‘Man of La Mancha’ impresses at Maggie’s Little Theatre

‘Man of La Mancha’ impresses at Maggie’s Little Theatre
Photo by Annmarie Gillespie
By Merle Exit

Dreaming the impossible dream came true when a perfect show became a Broadway-quality reality for Maggie’s Little Theatre.

Sunday’s performance of “Man of La Mancha” was by far one of the best I have ever seen when it comes to community theatre. It couldn’t have been better for me, but audiences still have another weekend to experience the triumph.

Stage Director Bill Logan and Musical Director Paul L. Johnson led the production, with music by Mitch Leigh, lyrics by Joe Darion and book by Dale Wasserman.

The plot centers on aging Miguel de Cervantes, a failure in his varied careers as playwright, poet and tax collector, as he enters a dungeon in Seville awaiting trial by the Spanish Inquisition. He is with his servant and accused of an offense against the Church. A mock trial will decide if he is guilty and, if so, he will lose his possessions, including a manuscript. His offense is offered in the form of a play, as he transforms himself from Cervantes to Don Quixote de La Mancha. In doing so, each of the cast has two roles, one as the prisoner, the other as a character in his play.

Quixote (Mark Dunn) and his “squire,” Sancho Panza (Joe Paciullo), are set out to restore the age of chivalry, battle evil, and right all wrongs. Quixote perceives a windmill for a four-armed giant, losing the battle with his sword. He decides that he must properly be dubbed a knight, blaming his shortcomings on his enemy, the Dark Enchanter.

A roadside inn is now perceived as a castle, in which the male patrons are harassing Aldonza (Jenna Kantor), the inn’s serving girl and part-time prostitute. Quixote sees Aldonza, believing her to be the Lady Dulcinea, to whom he has sworn eternal loyalty. Aldonza, who is accustomed to cruelty, is both confused and angered by Quixote’s refusal to perceive her as she really is.

Meanwhile, Quixote’s niece, Antonia (Julian Smith), seeks advice from the local priest (David Friedman) singing, “I’m Only Thinking of Him.” Antonia’s fiancé, Dr. Carrasco (Rich Feldman), sets out to end this embarrassment by bringing Quixote back home.

Back at the inn, Aldonza asks Sancho why he follows Quixote, and he explains, “I Really Like Him.” Alone, Aldonza ponders Quixote’s behavior.

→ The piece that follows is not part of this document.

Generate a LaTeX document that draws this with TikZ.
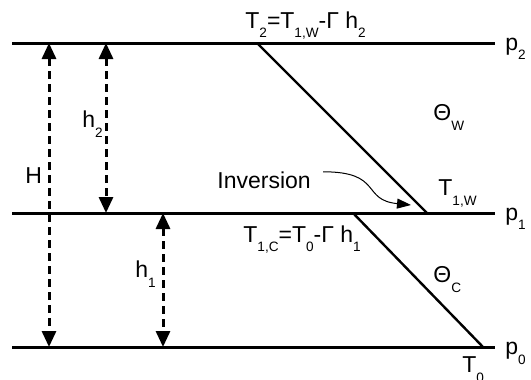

In the courtyard, the men once again taunt her with a suggestive song “Little Bird, Little Bird.”

Quixote snatches the basin, believing it to be the “Golden Helmet of Mambrino,” which will make him invulnerable. The priest wonders whether the Quixote really needs curing.

Quixote asks the innkeeper to dub him a knight and the innkeeper agrees. Aldonza, on her way to meet Pedro, encounters Quixote in the courtyard, questioning him on his unfounded ways. This is where we first hear Quixote sing “The Impossible Dream.”

In the end, the Inquisition enters to take Cervantes to his trial as the prisoners find him not guilty and return the manuscript. As Cervantes and his servant climb the staircase to go to their trial, the prisoners, led by the woman who portrays Dulcinea, sing “The Impossible Dream.”

Dunn and Kantor stand out the most with their great acting and outstanding vocals. Each member of the cast gave such professional performances.

Johnson’s musical direction hit the tops on this one by providing a variety of musicians that include: piano, flute, clarinet, bass clarinet, trumpet, French horn, trombone, guitar, bass, drums and percussion. Volume did not interfere with hearing the cast’s voices.

Kudos also has to go to the direction of Bill Logan.

“Man of La Mancha” will continue its run at Maggie’s Little Theatre — located at 66-05 79th Place in Middle Village — with two shows planned for this weekend. Tickets are available for Friday’s show at 8 p.m. and Saturday’s 8 p.m.